Weake is my Barke in which my Life doth rowe,
My wretched life, through grieuous faults mispent,
And in the World (his Ocean) sayles but slowe,
Because it falles into the Occident:
My sickly Minde runnes selfe same doubtfull way,
And Soule doth grieue that Fancie do doth stray.
And though a gentle calmie Winde to blowe,
She findes about her, as she fresh doth sayle,
Yet vnder Waters doe I spie belowe,
The Foe of my poore Soule her to assayle:
And in that part wherein he doth espie
The Ship to leake, in that he close doth lie.
Ah, now it grieues me, now I doe repent
My retchlesse Race, that I so lewde haue runne,
Yet hath my God in mercie to me sent
Helpe to my Vessell weake, else I vndone:
Hope at the left hand standes, that part to guide,
And constant Faith on right hand doth abide.
Earth was my flesh before, and earth againe
Ere long it shall be, but my Soule on hie,
Shall be lift vp in brightest Heauens to raigne,
If I from false alluring Sinne can flie:
When at his feete, who first life to me gaue,
A Glorious Seat for euer I shall haue.


Full 7. times foure of yeeres my life hath runne,
Whil'st to my selfe a heauy Burthen sore,
To others I a gainelesse charge become,
Soyled with beastly Thoughts vncleanly gore:
Whil'st in true Light being blind I farther goe
From Reasons path which Iudgement did me show.
Slow to good works, but too too swift to ill,
My Soule abroad with flitting wings doth flie,
And in the worlds darke bottom of Selfe will,
Mongst 1000. Snares she carelesly doth lie.
Where sensuall Sense and Ignorance astray
Her doubtfull leades, quight out of her right way.
Too obstinate she headlong forward runnes,
In greatest Light she tumbleth in most darke,
Nor takes she thought what of her selfe becomes,
Be it right or wrong her course she doth not marke:
So that although immortall she should liue,
Most mortall Death she seekes her selfe to giue.
But now thanks to the Soueraigne King of all,
She (no more blinde) the dangers gins to spie,
And looking backe vnto her former fall,
She doth repent through faith most heartily:
Where she doth see of Heauen the narrow Gate,
Which (once) was shut, now ope for her escape.

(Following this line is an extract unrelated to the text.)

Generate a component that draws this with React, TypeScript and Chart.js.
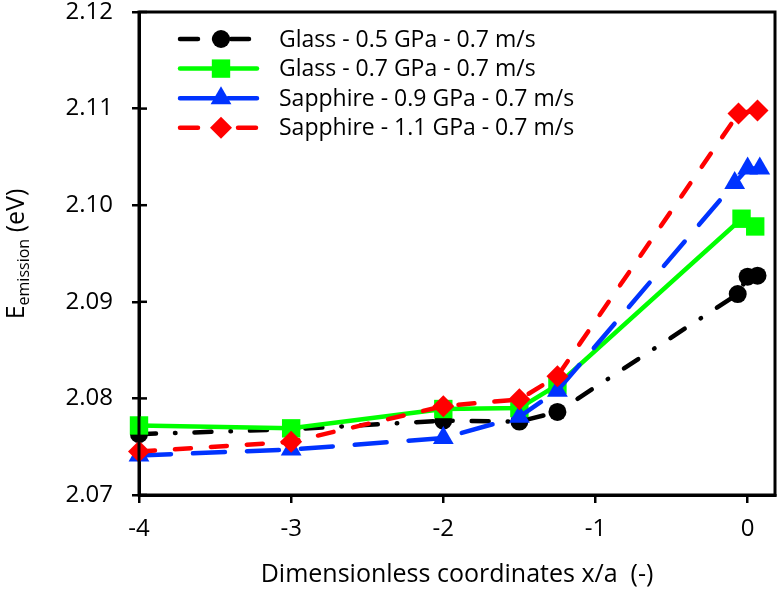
import React, { useEffect, useRef } from 'react';
import { Chart, registerables } from 'chart.js';
import { drawPoint } from 'chart.js/helpers';

Chart.register(...registerables);

// ---- data ----
const seriesLabels = [
  'Glass - 0.5 GPa - 0.7 m/s',
  'Glass - 0.7 GPa - 0.7 m/s',
  'Sapphire - 0.9 GPa - 0.7 m/s',
  'Sapphire - 1.1 GPa - 0.7 m/s',
];
const xGlass05 = [-4, -3, -2, -1.5, -1.25, -0.065, 0, 0.065];
const yGlass05 = [2.0763, 2.0768, 2.0777, 2.0776, 2.0786, 2.0908, 2.0926, 2.0927];
const xGlass07 = [-4, -3, -2, -1.5, -1.25, -0.04, 0.05];
const yGlass07 = [2.0772, 2.0769, 2.0789, 2.079, 2.0814, 2.0986, 2.0978];
const xSapph09 = [-4, -3, -2, -1.5, -1.25, -0.085, 0, 0.08];
const ySapph09 = [2.0741, 2.0747, 2.0759, 2.0781, 2.0808, 2.1023, 2.1038, 2.1038];
const xSapph11 = [-4, -3, -2, -1.5, -1.25, -0.06, 0.065];
const ySapph11 = [2.0745, 2.0755, 2.0792, 2.0799, 2.0823, 2.1095, 2.1098];

const xTicks = [-4, -3, -2, -1, 0];
const yTicks = [2.07, 2.08, 2.09, 2.1, 2.11, 2.12];

const FONT = '"Open Sans", "Noto Sans", sans-serif';

const toPts = (xs: number[], ys: number[]) => xs.map((x, i) => ({ x, y: ys[i] }));

const legendDashes: number[][] = [[18, 16, 1, 16], [], [36, 12], [18, 40]];

const framePlugin = {
  id: 'frameAndExtras',
  afterDraw(chart: any) {
    const { ctx, chartArea: a, scales } = chart;
    ctx.save();
    // frame
    ctx.strokeStyle = '#000';
    ctx.lineWidth = 3;
    ctx.setLineDash([]);
    ctx.strokeRect(a.left, a.top, a.right - a.left, a.bottom - a.top);
    // inner y ticks
    ctx.lineWidth = 2.5;
    yTicks.forEach((v) => {
      const py = scales.y.getPixelForValue(v);
      ctx.beginPath();
      ctx.moveTo(a.left, py);
      ctx.lineTo(a.left + 8, py);
      ctx.stroke();
    });
    // y axis title with subscript
    ctx.translate(24, 254);
    ctx.rotate(-Math.PI / 2);
    ctx.fillStyle = '#000';
    ctx.textBaseline = 'alphabetic';
    ctx.font = `25px ${FONT}`;
    const wE = ctx.measureText('E').width;
    const wP = ctx.measureText(' (eV)').width;
    ctx.font = `16px ${FONT}`;
    const wS = ctx.measureText('emission').width;
    const x0 = -(wE + wS + wP) / 2;
    ctx.font = `25px ${FONT}`;
    ctx.fillText('E', x0, 0);
    ctx.font = `16px ${FONT}`;
    ctx.fillText('emission', x0 + wE, 5);
    ctx.font = `25px ${FONT}`;
    ctx.fillText(' (eV)', x0 + wE + wS, 0);
    ctx.restore();

    // legend
    ctx.save();
    chart.data.datasets.forEach((ds: any, i: number) => {
      const y = 39 + i * 29.6;
      ctx.strokeStyle = ds.borderColor;
      ctx.lineWidth = ds.borderWidth;
      ctx.lineCap = 'round';
      ctx.setLineDash(legendDashes[i]);
      ctx.beginPath();
      ctx.moveTo(180, y);
      ctx.lineTo(257, y);
      ctx.stroke();
      ctx.setLineDash([]);
      ctx.fillStyle = ds.pointBackgroundColor;
      ctx.strokeStyle = ds.pointBorderColor;
      drawPoint(ctx, { pointStyle: ds.pointStyle, rotation: 0, radius: ds.pointRadius, borderWidth: 0 } as any, 221, y);
      ctx.fillStyle = '#000';
      ctx.font = `23px ${FONT}`;
      ctx.textBaseline = 'middle';
      ctx.textAlign = 'left';
      ctx.fillText(seriesLabels[i], 279, y + 1);
    });
    ctx.restore();
  },
};

export default function App() {
  const ref = useRef<HTMLCanvasElement | null>(null);
  useEffect(() => {
    if (!ref.current) return;
    const common = { borderWidth: 4.5, borderCapStyle: 'round', pointBorderWidth: 0, pointHoverRadius: 0, tension: 0, clip: false };
    const chart = new Chart(ref.current, {
      type: 'line',
      data: {
        datasets: [
          {
            ...common,
            label: seriesLabels[0],
            data: toPts(xGlass05, yGlass05),
            borderColor: '#000000',
            borderDash: [17, 19, 0.5, 19],
            pointStyle: 'circle',
            pointRadius: 9,
            pointBackgroundColor: '#000000',
            pointBorderColor: '#000000',
            order: 3,
          },
          {
            ...common,
            label: seriesLabels[1],
            data: toPts(xGlass07, yGlass07),
            borderColor: '#00ff00',
            pointStyle: 'rect',
            pointRadius: 13,
            pointBackgroundColor: '#00ff00',
            pointBorderColor: '#00ff00',
            order: 2,
          },
          {
            ...common,
            label: seriesLabels[2],
            data: toPts(xSapph09, ySapph09),
            borderColor: '#0033ff',
            borderDash: [32, 22],
            pointStyle: 'triangle',
            pointRadius: 12,
            pointBackgroundColor: '#0033ff',
            pointBorderColor: '#0033ff',
            order: 1,
          },
          {
            ...common,
            label: seriesLabels[3],
            data: toPts(xSapph11, ySapph11),
            borderColor: '#ff0000',
            borderDash: [16, 20],
            pointStyle: 'rectRot',
            pointRadius: 11,
            pointBackgroundColor: '#ff0000',
            pointBorderColor: '#ff0000',
            order: 0,
          },
        ] as any,
      },
      options: {
        responsive: false,
        animation: false,
        events: [],
        layout: { autoPadding: false, padding: { left: 0, top: 12, right: 7, bottom: 0 } },
        plugins: { legend: { display: false }, tooltip: { enabled: false } },
        scales: {
          x: {
            type: 'linear',
            min: -4,
            max: 0.18,
            afterBuildTicks: (s: any) => { s.ticks = xTicks.map((v) => ({ value: v })); },
            afterFit: (s: any) => { s.height = 95; s.paddingLeft = 0; s.paddingRight = 0; },
            grid: { drawOnChartArea: false, drawTicks: true, tickLength: 8, color: '#000', lineWidth: 2.5 },
            border: { display: true, color: '#000', width: 3 },
            ticks: { color: '#000', font: { family: FONT, size: 24 }, padding: 12, callback: (v: any) => String(v) },
            title: { display: true, text: 'Dimensionless coordinates x/a  (-)', color: '#000', font: { family: FONT, size: 25 }, padding: { top: 0, bottom: 0 } },
          },
          y: {
            type: 'linear',
            min: 2.07,
            max: 2.12,
            afterBuildTicks: (s: any) => { s.ticks = yTicks.map((v) => ({ value: v })); },
            afterFit: (s: any) => { s.width = 139; s.paddingTop = 0; s.paddingBottom = 0; },
            grid: { drawOnChartArea: false, drawTicks: true, tickLength: 7, color: '#000', lineWidth: 2.5 },
            border: { display: true, color: '#000', width: 3 },
            ticks: { color: '#000', font: { family: FONT, size: 24 }, padding: 19, callback: (v: any) => Number(v).toFixed(2) },
          },
        },
      } as any,
      plugins: [framePlugin],
    });
    return () => chart.destroy();
  }, []);
  return (
    <canvas
      ref={ref}
      width={782}
      height={590}
      style={{ position: 'absolute', left: 0, top: 0, display: 'block', background: '#fff' }}
    />
  );
}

King of all Kinges which from thy sacred Throne,
Doest marke and view from forth the Heauens hie,
Thy Graces vnto Adams Ofspring showne,
Of thy great Loue (although vnworthilie)
Thou that do'st fill with true Delight the minde,
With true Delight, wherein true Ioy we finde.
Behold how I, ore'laid with grieuous sinne,
With Soule defil'd, with Heart infected sore,
Doe flie to thee, thy Mercie for to winne,
And with Repentance doe my faultes deplore:
Lord if thy Lawes and thee I haue offended,
Let mine old Follies, with new Teares be cleansed.
My Sorrowes, to my Sinnes are sparkes but small,
So loathsome they appeare vnto my sight;
On thee, I at thy Gate of Pittie call,
Thou art the Flame that canst them purge most bright.
The Bellowes is Amendements pure desire,
Which doth inflame through thy hotte louing Fire.
Let thy great Bountie me forget, forgiue,
And bad Conceites that idle Fancies wrought,
Let them no more within me (working) liue,
But to Confusion and Contempt be brought:
Oh let not Sinne my Soule still Satanise,
But with thy Spirit the same imparadise.